◆ Directions: Reproduce exactly the lines starting at the line that contains "Generate a web" and ending at the line that contains "11.3, bottom: 244.3". Omit pictures.

◆ Raw data:
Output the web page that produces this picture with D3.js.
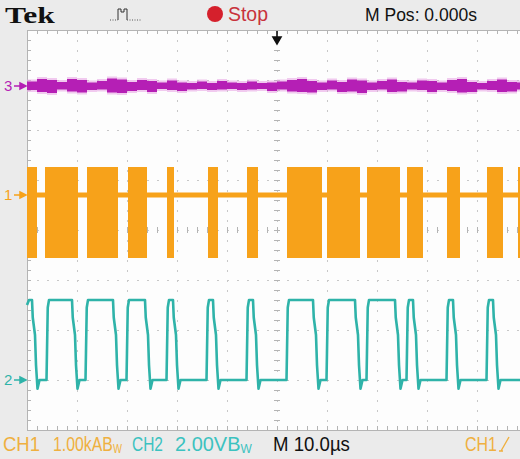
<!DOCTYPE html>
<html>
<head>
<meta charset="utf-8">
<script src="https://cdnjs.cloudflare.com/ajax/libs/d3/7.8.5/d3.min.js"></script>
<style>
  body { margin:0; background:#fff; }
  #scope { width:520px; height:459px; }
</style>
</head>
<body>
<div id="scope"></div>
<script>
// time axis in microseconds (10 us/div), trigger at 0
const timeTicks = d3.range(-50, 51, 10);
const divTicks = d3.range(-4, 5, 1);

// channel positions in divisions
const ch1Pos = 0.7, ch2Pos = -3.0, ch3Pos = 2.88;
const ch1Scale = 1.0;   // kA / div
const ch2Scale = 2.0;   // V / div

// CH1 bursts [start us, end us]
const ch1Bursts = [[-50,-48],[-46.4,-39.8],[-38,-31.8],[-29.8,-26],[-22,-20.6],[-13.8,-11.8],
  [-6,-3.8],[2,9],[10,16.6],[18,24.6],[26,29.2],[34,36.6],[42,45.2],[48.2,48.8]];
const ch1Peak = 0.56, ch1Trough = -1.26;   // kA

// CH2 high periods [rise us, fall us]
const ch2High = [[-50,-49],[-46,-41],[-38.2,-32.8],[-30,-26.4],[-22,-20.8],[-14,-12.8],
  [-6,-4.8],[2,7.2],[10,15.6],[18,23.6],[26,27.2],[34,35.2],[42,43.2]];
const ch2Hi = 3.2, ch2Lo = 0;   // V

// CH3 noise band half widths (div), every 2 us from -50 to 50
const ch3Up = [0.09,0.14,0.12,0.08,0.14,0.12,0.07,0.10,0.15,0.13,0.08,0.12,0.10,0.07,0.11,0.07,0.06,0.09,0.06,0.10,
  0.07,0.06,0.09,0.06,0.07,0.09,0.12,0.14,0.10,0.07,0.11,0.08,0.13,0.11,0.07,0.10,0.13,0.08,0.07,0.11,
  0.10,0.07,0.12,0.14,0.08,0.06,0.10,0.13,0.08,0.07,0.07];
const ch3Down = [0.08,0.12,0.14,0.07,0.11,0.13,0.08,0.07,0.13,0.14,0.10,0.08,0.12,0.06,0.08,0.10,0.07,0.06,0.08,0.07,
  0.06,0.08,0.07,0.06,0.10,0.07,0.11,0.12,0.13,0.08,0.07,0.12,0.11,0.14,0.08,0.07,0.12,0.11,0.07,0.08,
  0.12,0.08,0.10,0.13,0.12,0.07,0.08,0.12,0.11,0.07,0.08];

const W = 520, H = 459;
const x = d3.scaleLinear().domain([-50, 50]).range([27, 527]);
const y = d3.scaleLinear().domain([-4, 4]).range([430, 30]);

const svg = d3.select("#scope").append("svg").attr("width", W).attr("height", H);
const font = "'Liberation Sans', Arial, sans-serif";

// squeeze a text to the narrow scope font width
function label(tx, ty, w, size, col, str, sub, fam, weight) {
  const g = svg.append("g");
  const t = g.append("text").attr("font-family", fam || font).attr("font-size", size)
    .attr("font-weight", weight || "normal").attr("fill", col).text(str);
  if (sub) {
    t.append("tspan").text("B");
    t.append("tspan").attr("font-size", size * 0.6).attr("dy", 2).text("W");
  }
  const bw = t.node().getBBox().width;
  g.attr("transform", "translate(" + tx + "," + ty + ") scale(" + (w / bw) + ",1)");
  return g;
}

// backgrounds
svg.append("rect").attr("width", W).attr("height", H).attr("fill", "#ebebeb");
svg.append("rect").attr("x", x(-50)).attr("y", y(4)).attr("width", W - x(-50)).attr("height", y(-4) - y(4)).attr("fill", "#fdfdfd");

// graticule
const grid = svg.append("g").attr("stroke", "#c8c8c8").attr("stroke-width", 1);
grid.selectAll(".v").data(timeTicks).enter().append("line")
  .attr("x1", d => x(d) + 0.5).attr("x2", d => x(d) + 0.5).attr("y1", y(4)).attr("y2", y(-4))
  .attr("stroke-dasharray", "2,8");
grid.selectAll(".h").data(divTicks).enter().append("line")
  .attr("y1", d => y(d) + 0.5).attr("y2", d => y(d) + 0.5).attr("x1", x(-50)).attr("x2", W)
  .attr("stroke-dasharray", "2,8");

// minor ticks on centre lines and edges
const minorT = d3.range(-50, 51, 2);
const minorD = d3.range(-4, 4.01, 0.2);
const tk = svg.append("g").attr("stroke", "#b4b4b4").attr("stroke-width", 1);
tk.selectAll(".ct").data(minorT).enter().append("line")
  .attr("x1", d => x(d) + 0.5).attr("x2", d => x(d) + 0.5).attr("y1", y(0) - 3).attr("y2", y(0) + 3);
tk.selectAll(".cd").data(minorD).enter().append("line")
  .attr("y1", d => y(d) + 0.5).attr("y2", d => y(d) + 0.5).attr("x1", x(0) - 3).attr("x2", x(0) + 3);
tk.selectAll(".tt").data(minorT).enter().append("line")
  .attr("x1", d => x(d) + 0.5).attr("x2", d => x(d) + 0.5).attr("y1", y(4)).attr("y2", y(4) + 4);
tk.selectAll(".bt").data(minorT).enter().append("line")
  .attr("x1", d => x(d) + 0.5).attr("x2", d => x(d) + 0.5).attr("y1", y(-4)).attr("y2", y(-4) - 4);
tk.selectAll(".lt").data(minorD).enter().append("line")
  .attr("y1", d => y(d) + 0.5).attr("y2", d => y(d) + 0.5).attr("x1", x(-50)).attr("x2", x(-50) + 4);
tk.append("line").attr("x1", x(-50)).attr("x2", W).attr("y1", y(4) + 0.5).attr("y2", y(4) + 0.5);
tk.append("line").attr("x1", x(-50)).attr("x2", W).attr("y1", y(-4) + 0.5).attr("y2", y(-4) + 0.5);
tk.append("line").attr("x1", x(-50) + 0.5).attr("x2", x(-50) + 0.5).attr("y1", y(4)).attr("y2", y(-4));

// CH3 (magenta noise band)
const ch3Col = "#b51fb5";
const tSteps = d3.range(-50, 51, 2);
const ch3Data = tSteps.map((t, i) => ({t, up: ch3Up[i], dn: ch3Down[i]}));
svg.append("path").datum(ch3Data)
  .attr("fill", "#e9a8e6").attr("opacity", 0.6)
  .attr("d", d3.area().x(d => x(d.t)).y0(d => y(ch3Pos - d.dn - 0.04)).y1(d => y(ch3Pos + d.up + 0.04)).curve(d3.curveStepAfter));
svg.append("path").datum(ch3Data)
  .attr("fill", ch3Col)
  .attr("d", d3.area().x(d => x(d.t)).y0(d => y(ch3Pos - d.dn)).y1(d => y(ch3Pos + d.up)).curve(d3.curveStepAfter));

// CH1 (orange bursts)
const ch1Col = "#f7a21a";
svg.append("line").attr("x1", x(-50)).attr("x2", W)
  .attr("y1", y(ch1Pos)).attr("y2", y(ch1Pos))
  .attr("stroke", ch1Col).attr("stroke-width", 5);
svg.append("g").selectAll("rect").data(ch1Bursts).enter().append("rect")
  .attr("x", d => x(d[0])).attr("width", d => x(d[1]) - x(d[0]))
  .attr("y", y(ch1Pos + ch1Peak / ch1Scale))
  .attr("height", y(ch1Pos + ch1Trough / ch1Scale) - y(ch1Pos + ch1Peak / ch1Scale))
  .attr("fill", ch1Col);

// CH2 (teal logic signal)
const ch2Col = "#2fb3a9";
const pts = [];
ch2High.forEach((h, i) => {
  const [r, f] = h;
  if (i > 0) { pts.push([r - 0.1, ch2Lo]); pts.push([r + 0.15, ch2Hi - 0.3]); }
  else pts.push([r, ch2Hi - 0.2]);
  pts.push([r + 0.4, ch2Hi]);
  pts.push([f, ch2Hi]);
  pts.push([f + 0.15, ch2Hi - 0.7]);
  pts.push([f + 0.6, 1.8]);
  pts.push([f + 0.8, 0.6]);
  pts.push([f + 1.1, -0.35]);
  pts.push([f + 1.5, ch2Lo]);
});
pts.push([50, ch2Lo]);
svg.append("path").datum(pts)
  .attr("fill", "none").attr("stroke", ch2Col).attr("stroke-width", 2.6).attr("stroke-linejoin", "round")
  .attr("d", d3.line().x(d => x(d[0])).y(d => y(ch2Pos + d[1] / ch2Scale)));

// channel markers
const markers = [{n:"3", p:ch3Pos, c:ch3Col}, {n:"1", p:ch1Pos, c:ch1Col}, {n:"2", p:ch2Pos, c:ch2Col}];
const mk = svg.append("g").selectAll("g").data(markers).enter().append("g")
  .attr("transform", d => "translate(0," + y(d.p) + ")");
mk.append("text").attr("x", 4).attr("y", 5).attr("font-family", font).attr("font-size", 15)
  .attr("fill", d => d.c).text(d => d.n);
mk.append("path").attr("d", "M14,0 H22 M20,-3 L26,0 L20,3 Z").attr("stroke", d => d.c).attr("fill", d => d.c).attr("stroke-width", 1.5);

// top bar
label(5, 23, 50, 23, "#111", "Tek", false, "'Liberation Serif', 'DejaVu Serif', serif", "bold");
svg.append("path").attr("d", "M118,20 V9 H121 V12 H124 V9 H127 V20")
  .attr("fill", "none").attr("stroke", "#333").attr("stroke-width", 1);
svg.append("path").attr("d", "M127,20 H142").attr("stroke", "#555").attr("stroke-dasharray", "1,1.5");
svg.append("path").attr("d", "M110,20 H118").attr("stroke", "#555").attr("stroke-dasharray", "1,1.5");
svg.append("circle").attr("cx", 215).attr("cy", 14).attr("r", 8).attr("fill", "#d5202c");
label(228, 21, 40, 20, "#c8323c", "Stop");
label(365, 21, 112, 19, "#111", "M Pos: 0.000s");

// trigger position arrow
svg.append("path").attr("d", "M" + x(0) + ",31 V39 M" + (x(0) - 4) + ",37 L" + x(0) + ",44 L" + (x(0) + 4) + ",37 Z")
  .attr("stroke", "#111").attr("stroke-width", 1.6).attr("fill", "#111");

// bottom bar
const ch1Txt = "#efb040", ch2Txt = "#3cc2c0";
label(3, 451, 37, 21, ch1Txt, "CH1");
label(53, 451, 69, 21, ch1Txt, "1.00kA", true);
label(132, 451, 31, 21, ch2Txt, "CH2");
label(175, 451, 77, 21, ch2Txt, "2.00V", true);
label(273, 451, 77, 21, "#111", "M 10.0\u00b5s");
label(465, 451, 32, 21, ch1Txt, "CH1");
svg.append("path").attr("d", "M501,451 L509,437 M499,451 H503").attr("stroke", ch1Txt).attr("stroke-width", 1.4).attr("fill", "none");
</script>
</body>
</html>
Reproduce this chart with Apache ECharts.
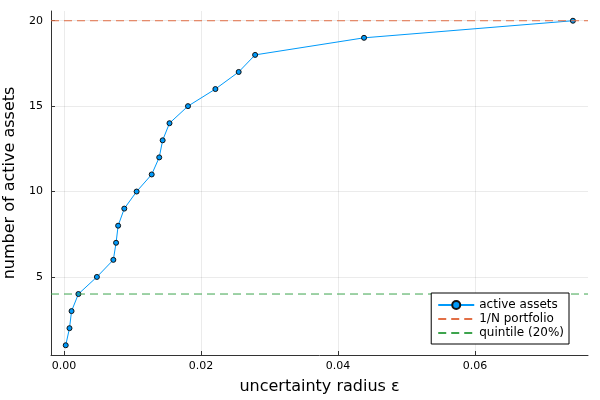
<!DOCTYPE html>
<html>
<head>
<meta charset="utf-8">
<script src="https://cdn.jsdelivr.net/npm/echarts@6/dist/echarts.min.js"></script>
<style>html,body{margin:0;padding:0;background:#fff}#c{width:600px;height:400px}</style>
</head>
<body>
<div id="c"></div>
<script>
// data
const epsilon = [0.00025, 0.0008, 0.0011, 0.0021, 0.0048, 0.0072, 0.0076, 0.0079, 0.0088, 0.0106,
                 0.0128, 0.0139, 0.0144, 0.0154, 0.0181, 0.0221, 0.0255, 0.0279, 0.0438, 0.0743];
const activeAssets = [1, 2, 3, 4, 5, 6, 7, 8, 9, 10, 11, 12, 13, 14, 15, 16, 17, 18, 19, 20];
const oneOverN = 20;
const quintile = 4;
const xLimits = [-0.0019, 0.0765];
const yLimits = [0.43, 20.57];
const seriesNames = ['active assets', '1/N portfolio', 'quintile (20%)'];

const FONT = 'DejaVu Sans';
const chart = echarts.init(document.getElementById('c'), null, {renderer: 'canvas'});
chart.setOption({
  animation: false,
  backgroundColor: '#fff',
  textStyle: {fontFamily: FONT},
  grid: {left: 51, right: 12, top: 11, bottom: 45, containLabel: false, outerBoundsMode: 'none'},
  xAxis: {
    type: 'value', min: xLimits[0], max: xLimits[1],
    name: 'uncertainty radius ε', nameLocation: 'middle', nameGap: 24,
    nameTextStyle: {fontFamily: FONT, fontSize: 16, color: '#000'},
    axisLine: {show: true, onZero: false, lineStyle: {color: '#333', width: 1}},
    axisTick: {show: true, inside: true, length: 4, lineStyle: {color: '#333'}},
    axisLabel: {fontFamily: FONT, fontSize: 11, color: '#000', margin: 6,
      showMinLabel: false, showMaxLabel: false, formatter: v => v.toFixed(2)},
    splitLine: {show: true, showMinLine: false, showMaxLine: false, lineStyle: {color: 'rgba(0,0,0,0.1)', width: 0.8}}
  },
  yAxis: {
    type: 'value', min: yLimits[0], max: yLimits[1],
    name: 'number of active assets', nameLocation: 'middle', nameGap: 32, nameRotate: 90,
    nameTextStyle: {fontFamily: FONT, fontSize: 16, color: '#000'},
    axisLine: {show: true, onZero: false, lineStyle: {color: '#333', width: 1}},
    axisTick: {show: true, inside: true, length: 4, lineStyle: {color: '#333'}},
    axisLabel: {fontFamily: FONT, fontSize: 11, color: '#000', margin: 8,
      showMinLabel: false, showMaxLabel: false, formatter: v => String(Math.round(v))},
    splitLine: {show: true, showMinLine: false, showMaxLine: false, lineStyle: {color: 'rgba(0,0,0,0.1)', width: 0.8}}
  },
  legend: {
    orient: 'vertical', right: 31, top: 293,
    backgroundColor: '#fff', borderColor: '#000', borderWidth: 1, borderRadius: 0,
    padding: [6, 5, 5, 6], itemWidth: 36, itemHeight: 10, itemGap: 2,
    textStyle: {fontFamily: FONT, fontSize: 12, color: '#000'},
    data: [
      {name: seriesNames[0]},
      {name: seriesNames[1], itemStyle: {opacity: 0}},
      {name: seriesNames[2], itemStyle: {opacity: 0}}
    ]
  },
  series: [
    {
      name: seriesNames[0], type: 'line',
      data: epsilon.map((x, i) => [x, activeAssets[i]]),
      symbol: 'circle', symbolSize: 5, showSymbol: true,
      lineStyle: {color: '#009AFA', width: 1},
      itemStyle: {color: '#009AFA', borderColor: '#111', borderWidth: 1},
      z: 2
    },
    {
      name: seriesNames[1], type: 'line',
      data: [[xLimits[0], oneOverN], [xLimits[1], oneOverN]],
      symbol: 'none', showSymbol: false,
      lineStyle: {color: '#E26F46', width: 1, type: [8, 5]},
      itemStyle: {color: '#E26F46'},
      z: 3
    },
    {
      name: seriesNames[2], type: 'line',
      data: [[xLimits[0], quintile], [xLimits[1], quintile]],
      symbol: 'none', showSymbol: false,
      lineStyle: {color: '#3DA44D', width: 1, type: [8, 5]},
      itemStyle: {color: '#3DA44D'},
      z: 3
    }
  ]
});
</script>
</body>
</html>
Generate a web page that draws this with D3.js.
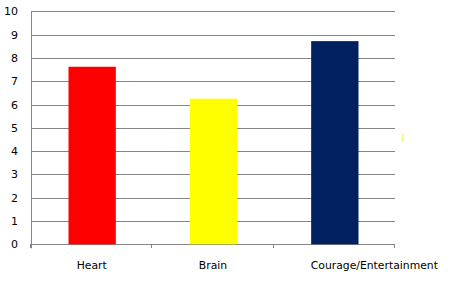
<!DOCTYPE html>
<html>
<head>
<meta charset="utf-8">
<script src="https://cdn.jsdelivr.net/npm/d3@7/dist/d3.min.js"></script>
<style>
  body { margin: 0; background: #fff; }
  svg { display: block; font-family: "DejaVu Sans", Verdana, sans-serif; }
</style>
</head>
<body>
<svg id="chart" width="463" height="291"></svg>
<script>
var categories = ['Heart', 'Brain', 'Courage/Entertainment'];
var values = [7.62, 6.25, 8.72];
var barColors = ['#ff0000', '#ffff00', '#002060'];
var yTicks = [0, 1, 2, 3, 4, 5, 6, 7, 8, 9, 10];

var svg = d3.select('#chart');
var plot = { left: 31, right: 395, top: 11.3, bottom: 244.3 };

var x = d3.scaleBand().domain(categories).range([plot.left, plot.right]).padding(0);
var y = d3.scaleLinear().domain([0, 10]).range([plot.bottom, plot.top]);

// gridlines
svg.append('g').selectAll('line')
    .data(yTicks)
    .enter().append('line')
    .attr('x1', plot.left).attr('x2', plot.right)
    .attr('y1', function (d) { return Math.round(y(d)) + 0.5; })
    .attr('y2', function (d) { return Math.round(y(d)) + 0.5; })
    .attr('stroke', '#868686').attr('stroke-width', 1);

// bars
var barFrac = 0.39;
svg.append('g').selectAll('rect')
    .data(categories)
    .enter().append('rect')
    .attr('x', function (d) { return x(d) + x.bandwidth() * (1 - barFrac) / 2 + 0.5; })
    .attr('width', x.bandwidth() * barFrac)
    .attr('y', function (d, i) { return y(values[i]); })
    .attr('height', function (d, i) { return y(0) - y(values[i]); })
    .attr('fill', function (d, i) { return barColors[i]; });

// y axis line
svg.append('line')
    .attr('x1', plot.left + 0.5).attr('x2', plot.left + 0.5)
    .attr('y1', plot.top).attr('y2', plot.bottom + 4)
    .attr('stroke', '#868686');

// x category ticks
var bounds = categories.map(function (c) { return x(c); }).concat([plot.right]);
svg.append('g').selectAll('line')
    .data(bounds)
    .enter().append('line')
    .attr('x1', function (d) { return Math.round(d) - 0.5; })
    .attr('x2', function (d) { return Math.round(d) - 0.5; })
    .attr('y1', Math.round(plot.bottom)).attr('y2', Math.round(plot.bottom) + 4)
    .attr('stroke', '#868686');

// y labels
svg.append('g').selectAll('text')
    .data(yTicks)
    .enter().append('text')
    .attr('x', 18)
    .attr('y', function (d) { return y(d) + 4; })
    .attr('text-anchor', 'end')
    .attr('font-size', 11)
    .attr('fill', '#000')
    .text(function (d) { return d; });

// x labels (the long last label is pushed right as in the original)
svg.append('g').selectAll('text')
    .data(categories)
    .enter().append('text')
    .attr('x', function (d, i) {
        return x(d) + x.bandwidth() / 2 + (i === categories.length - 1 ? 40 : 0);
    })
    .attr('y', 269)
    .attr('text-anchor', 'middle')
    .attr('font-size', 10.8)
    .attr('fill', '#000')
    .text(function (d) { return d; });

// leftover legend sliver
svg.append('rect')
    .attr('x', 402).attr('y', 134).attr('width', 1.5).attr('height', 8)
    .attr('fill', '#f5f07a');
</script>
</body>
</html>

◆ Exercise solution:
Generate a web page that draws this with D3.js.
<!DOCTYPE html>
<html>
<head>
<meta charset="utf-8">
<script src="https://cdn.jsdelivr.net/npm/d3@7/dist/d3.min.js"></script>
<style>
  body { margin: 0; background: #fff; }
  svg { display: block; font-family: "DejaVu Sans", Verdana, sans-serif; }
</style>
</head>
<body>
<svg id="chart" width="463" height="291"></svg>
<script>
var categories = ['Heart', 'Brain', 'Courage/Entertainment'];
var values = [7.62, 6.25, 8.72];
var barColors = ['#ff0000', '#ffff00', '#002060'];
var yTicks = [0, 1, 2, 3, 4, 5, 6, 7, 8, 9, 10];

var svg = d3.select('#chart');
var plot = { left: 31, right: 395, top: 11.3, bottom: 244.3 };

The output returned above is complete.